Prosecutors have failed to explain how a criminal investigation of the Las Vegas Convention and Visitors Authority would be harmed by the release of search warrant documents, a Review-Journal lawyer argued in court papers Friday.
The newspaper has sought to unseal all documents related to the police search of the LVCVA’s offices on March 27 in an investigation into the misuse of $90,000 in Southwest Airlines gift cards bought by the public agency between 2012 and 2017.
“Under any analysis, the Review-Journal is entitled to the records at issue without further delay, and the court should order those records be unsealed immediately,” attorney Maggie McLetchie wrote.
Las Vegas Justice of the Peace Harmony Letizia has set a hearing for Wednesday to consider the newspaper’s request.
Chief Deputy District Attorney Jay P. Raman filed court papers last week opposing the release of the documents, which include a police affidavit explaining the need for the search. Police seized seven years’ worth of documents relating to gift card purchases during the search.
Raman said he was willing to make the documents public at the end of August after he files criminal charges, but unsealing the documents now would impede the progress of the ongoing investigation.
McLetchie argued Friday that Raman provided no evidence of how the investigation would be compromised.
“The state has not put forth anything but … vague and unsupported claims that an ongoing investigation will be harmed,” she wrote. “The state’s argument improperly belittles the importance of the media — even though it is the Review-Journal’s reporting that brought law enforcement’s attention to potential criminal conduct by officials and employees of a public agency.”
McLetchie said the newspaper has already disclosed many details about the investigation, including identities of witnesses and targets.

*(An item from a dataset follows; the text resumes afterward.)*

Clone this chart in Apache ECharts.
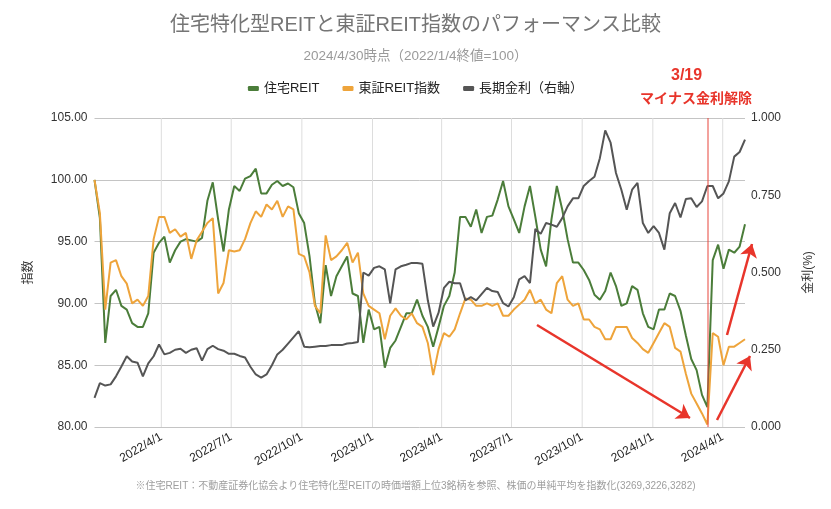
<!DOCTYPE html>
<html><head><meta charset="utf-8">
<script src="https://cdn.jsdelivr.net/npm/echarts@6/dist/echarts.min.js"></script>
<style>html,body{margin:0;padding:0;background:#fff}#c{width:831px;height:509px}</style>
</head><body><div id="c"></div>
<script>
// weekly sample dates (x positions on a date axis)
const dates = [
'2022-01-04','2022-01-11','2022-01-18','2022-01-25','2022-02-01','2022-02-08','2022-02-15','2022-02-22',
'2022-03-01','2022-03-08','2022-03-15','2022-03-22','2022-03-29','2022-04-05','2022-04-12','2022-04-19','2022-04-26',
'2022-05-03','2022-05-10','2022-05-17','2022-05-24','2022-05-31','2022-06-07','2022-06-14','2022-06-21','2022-06-28',
'2022-07-05','2022-07-12','2022-07-19','2022-07-26','2022-08-02','2022-08-09','2022-08-16','2022-08-23','2022-08-30',
'2022-09-06','2022-09-13','2022-09-20','2022-09-27','2022-10-04','2022-10-11','2022-10-18','2022-10-25',
'2022-11-01','2022-11-08','2022-11-15','2022-11-22','2022-11-29','2022-12-06','2022-12-13','2022-12-20','2022-12-27',
'2023-01-03','2023-01-10','2023-01-17','2023-01-24','2023-01-31','2023-02-07','2023-02-14','2023-02-21','2023-02-28',
'2023-03-07','2023-03-14','2023-03-21','2023-03-28','2023-04-04','2023-04-11','2023-04-18','2023-04-25',
'2023-05-02','2023-05-09','2023-05-16','2023-05-23','2023-05-30','2023-06-06','2023-06-13','2023-06-20','2023-06-27',
'2023-07-04','2023-07-11','2023-07-18','2023-07-25','2023-08-01','2023-08-08','2023-08-15','2023-08-22','2023-08-29',
'2023-09-05','2023-09-12','2023-09-19','2023-09-26','2023-10-03','2023-10-10','2023-10-17','2023-10-24','2023-10-31',
'2023-11-07','2023-11-14','2023-11-21','2023-11-28','2023-12-05','2023-12-12','2023-12-19','2023-12-26',
'2024-01-02','2024-01-09','2024-01-16','2024-01-23','2024-01-30','2024-02-06','2024-02-13','2024-02-20','2024-02-27',
'2024-03-05','2024-03-12','2024-03-19','2024-03-26','2024-04-02','2024-04-09','2024-04-16','2024-04-23','2024-04-30'
];
// 住宅REIT
const jutakuReit = [
100.0,96.9,86.8,90.6,91.1,89.8,89.5,88.4,88.1,88.1,89.2,94.1,94.9,95.4,93.3,94.3,95.0,95.2,95.1,95.0,
95.3,98.3,99.8,96.8,94.2,97.6,99.5,99.1,100.1,100.3,100.9,98.9,98.9,99.6,99.9,99.5,99.7,99.4,97.3,96.5,
93.8,90.0,88.4,93.1,90.6,92.2,93.0,93.8,90.8,90.6,86.8,89.5,87.9,88.1,84.8,86.4,87.0,88.1,89.2,89.2,
90.3,89.0,88.1,86.5,88.1,89.8,90.6,92.5,97.0,97.0,96.2,97.6,95.7,97.0,97.1,98.4,99.9,97.85,96.8,95.7,
97.85,99.5,97.0,94.35,93.0,96.8,99.5,97.6,95.2,93.3,93.3,92.7,91.9,90.7,90.3,91.0,92.5,91.4,89.8,90.0,
91.4,91.1,89.2,88.1,87.9,89.5,89.5,90.8,90.6,89.4,87.4,85.5,84.6,82.6,81.6,93.5,94.75,92.8,94.35,94.1,
94.6,96.4
];
// 東証REIT指数
const tseReit = [
100.0,97.3,89.5,93.3,93.5,92.2,91.6,90.0,90.3,89.8,90.6,95.2,97.0,97.0,95.7,96.0,95.4,95.7,93.6,95.1,
95.8,96.5,96.9,90.8,91.65,94.3,94.2,94.3,95.2,96.5,97.45,97.0,98.0,97.6,98.3,97.0,97.85,97.6,94.0,93.8,
92.5,89.8,89.2,95.5,93.5,93.8,94.3,94.9,93.3,94.1,90.8,89.8,89.5,89.2,87.1,89.0,89.6,89.0,88.7,89.2,
88.4,88.1,86.8,84.2,86.3,87.6,87.3,87.9,89.2,90.4,90.3,89.8,89.8,90.0,89.8,90.0,89.0,89.0,89.5,89.9,
90.3,91.1,90.0,90.3,89.5,89.2,91.65,92.2,90.3,89.8,90.0,88.7,88.7,88.1,87.9,87.1,87.1,88.1,88.1,88.1,
87.2,86.8,86.3,86.0,86.8,87.6,88.4,88.1,86.4,86.1,84.3,82.7,81.9,81.1,80.2,87.6,87.3,85.0,86.5,86.5,
86.8,87.1
];
// 長期金利（右軸, %）
const longRate = [
0.094,0.142,0.134,0.138,0.164,0.196,0.229,0.212,0.208,0.164,0.206,0.229,0.267,0.235,0.24,0.25,0.253,0.24,0.25,0.255,
0.215,0.252,0.263,0.252,0.247,0.237,0.237,0.23,0.225,0.195,0.17,0.16,0.17,0.2,0.235,0.25,0.27,0.29,0.31,0.26,
0.258,0.26,0.262,0.262,0.265,0.265,0.265,0.27,0.272,0.275,0.5,0.49,0.515,0.52,0.51,0.40,0.51,0.52,0.525,0.531,
0.531,0.528,0.41,0.325,0.37,0.45,0.47,0.465,0.465,0.41,0.42,0.41,0.43,0.45,0.44,0.437,0.401,0.39,0.42,0.478,
0.488,0.466,0.641,0.625,0.66,0.655,0.648,0.676,0.714,0.74,0.74,0.78,0.796,0.81,0.87,0.96,0.92,0.822,0.768,0.703,
0.768,0.79,0.66,0.628,0.65,0.628,0.574,0.692,0.725,0.678,0.738,0.74,0.712,0.73,0.78,0.78,0.74,0.756,0.795,0.875,
0.89,0.93
];
const quarterTicks = ['2022-04-01','2022-07-01','2022-10-01','2023-01-01','2023-04-01','2023-07-01','2023-10-01','2024-01-01','2024-04-01'];
const leftTicks = [80,85,90,95,100,105];
const rightTicks = [0,0.25,0.5,0.75,1.0];
const seriesNames = ['住宅REIT','東証REIT指数','長期金利（右軸）'];
const eventDate = '2024-03-13';

const ts = s => { const p = s.split('-').map(Number); return new Date(p[0], p[1]-1, p[2]).getTime(); };
const FONT = "'Liberation Sans','Noto Sans CJK JP',sans-serif";
const RED = '#e8352b';

// vertical quarter gridlines as thin line series through the axis scales
const gridSeries = quarterTicks.map((d,i)=>({
  type:'line', name:'vgrid'+i, yAxisIndex:0, showSymbol:false, silent:true, z:1,
  lineStyle:{width:1, color:'#dddddd'}, itemStyle:{color:'#dddddd'},
  emphasis:{disabled:true}, tooltip:{show:false},
  data:[[ts(d), leftTicks[0]],[ts(d), leftTicks[leftTicks.length-1]]]
}));

const chart = echarts.init(document.getElementById('c'), null, {renderer:'canvas'});
chart.setOption({
  animation:false,
  textStyle:{fontFamily:FONT},
  title:[
    {text:'住宅特化型REITと東証REIT指数のパフォーマンス比較', left:'center', top:10,
     textStyle:{fontSize:20, fontWeight:'normal', color:'#757575', fontFamily:FONT}},
    {text:'2024/4/30時点（2022/1/4終値=100）', left:'center', top:45,
     textStyle:{fontSize:13.5, fontWeight:'normal', color:'#9a9a9a', fontFamily:FONT}}
  ],
  legend:{data:seriesNames, top:77, left:'center', icon:'roundRect', itemWidth:11, itemHeight:5, itemGap:23,
    textStyle:{fontSize:13, color:'#222', fontFamily:FONT}},
  grid:{left:94.5, right:86, top:118, bottom:82},
  xAxis:{type:'value', min:ts(dates[0]), max:ts(dates[dates.length-1]),
    axisLine:{show:false}, axisTick:{show:false}, splitLine:{show:false},
    axisLabel:{customValues:quarterTicks.map(ts), rotate:30, margin:9, fontSize:12, color:'#222', fontFamily:FONT,
      formatter:v=>{const d=new Date(v);return d.getFullYear()+'/'+(d.getMonth()+1)+'/'+d.getDate();}}
  },
  yAxis:[
    {type:'value', min:leftTicks[0], max:leftTicks[leftTicks.length-1], interval:leftTicks[1]-leftTicks[0],
     name:'指数', nameLocation:'middle', nameRotate:90, nameGap:60, nameTextStyle:{fontSize:12,color:'#333'},
     axisLine:{show:false}, axisTick:{show:false},
     axisLabel:{formatter:v=>v.toFixed(2), fontSize:12, color:'#333', margin:7},
     splitLine:{lineStyle:{color:'#c4c4c4', width:1}}},
    {type:'value', min:rightTicks[0], max:rightTicks[rightTicks.length-1], interval:rightTicks[1]-rightTicks[0],
     name:'金利(%)', nameLocation:'middle', nameRotate:90, nameGap:58, nameTextStyle:{fontSize:12,color:'#333'},
     axisLine:{show:false}, axisTick:{show:false},
     axisLabel:{formatter:v=>v.toFixed(3), fontSize:12, color:'#333', margin:6},
     splitLine:{show:false}}
  ],
  series:gridSeries.concat([
    {type:'line', name:seriesNames[0], yAxisIndex:0, showSymbol:false, z:3,
     lineStyle:{width:2, color:'#4b7d3a'}, itemStyle:{color:'#4b7d3a'},
     data:dates.map((d,i)=>[ts(d), jutakuReit[i]]),
     markLine:{silent:true, symbol:'none', label:{show:false}, animation:false, z:6,
       lineStyle:{color:'rgba(232,70,60,0.5)', width:2, type:'solid'},
       data:[{xAxis:ts(eventDate)}]}},
    {type:'line', name:seriesNames[1], yAxisIndex:0, showSymbol:false, z:3,
     lineStyle:{width:2, color:'#eea43b'}, itemStyle:{color:'#eea43b'},
     data:dates.map((d,i)=>[ts(d), tseReit[i]])},
    {type:'line', name:seriesNames[2], yAxisIndex:1, showSymbol:false, z:4,
     lineStyle:{width:2, color:'#555555'}, itemStyle:{color:'#555555'},
     data:dates.map((d,i)=>[ts(d), longRate[i]]),
     markLine:{silent:true, symbol:['none','arrow'], symbolSize:[13,13], label:{show:false}, animation:false, z:7,
       lineStyle:{color:RED, width:2.5, type:'solid'},
       data:[
         [{x:537,y:325},{x:690,y:418}],
         [{x:717,y:420},{x:750,y:356}],
         [{x:727,y:335},{x:752,y:244}]
       ]}}
  ]),
  graphic:[
    {type:'text', left:671, top:68, style:{text:'3/19', fill:RED, font:"bold 16px "+FONT}},
    {type:'text', left:640, top:92, style:{text:'マイナス金利解除', fill:RED, font:"bold 14px "+FONT}},
    {type:'text', left:'center', top:481, style:{text:'※住宅REIT：不動産証券化協会より住宅特化型REITの時価増額上位3銘柄を参照、株価の単純平均を指数化(3269,3226,3282)', fill:'#9e9e9e', font:"10px "+FONT}}
  ]
});
</script></body></html>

Raman revealed last week that he expected charges against “one or more persons” by Aug. 27. That would include possible charges against Brig Lawson, the former LVCVA executive who police allege was at the center of a conspiracy to steal the Southwest gift cards from the tax-funded agency.
Lawson, who resigned in May 2018, has denied wrongdoing through his lawyers.
Other agency executives, including former CEO Rossi Ralenkotter and former top marketing officer Cathy Tull, have also attracted the interest of police in the investigation.
Ralenkotter, who retired in August, used $17,000 in gift cards on personal travel. He reimbursed the LVCVA and apologized for his conduct. But he denied criminal wrongdoing and remains involved with the convention authority, earning $15,000 a month as a consultant.
Tull resigned in April and paid back the tourism agency for the $6,000 in Southwest gift cards she used on personal travel. She agreed this week to pay $8,700 in fines for violating the state ethics law.
Convention authority executives learned about the personal use of the gift cards while responding to a Review-Journal records request.
The Review-Journal is owned by the family of Las Vegas Sands Corp. Chairman and CEO Sheldon Adelson. Las Vegas Sands Corp. operates the Sands Expo & Convention Center, which competes with the LVCVA-operated Las Vegas Convention Center.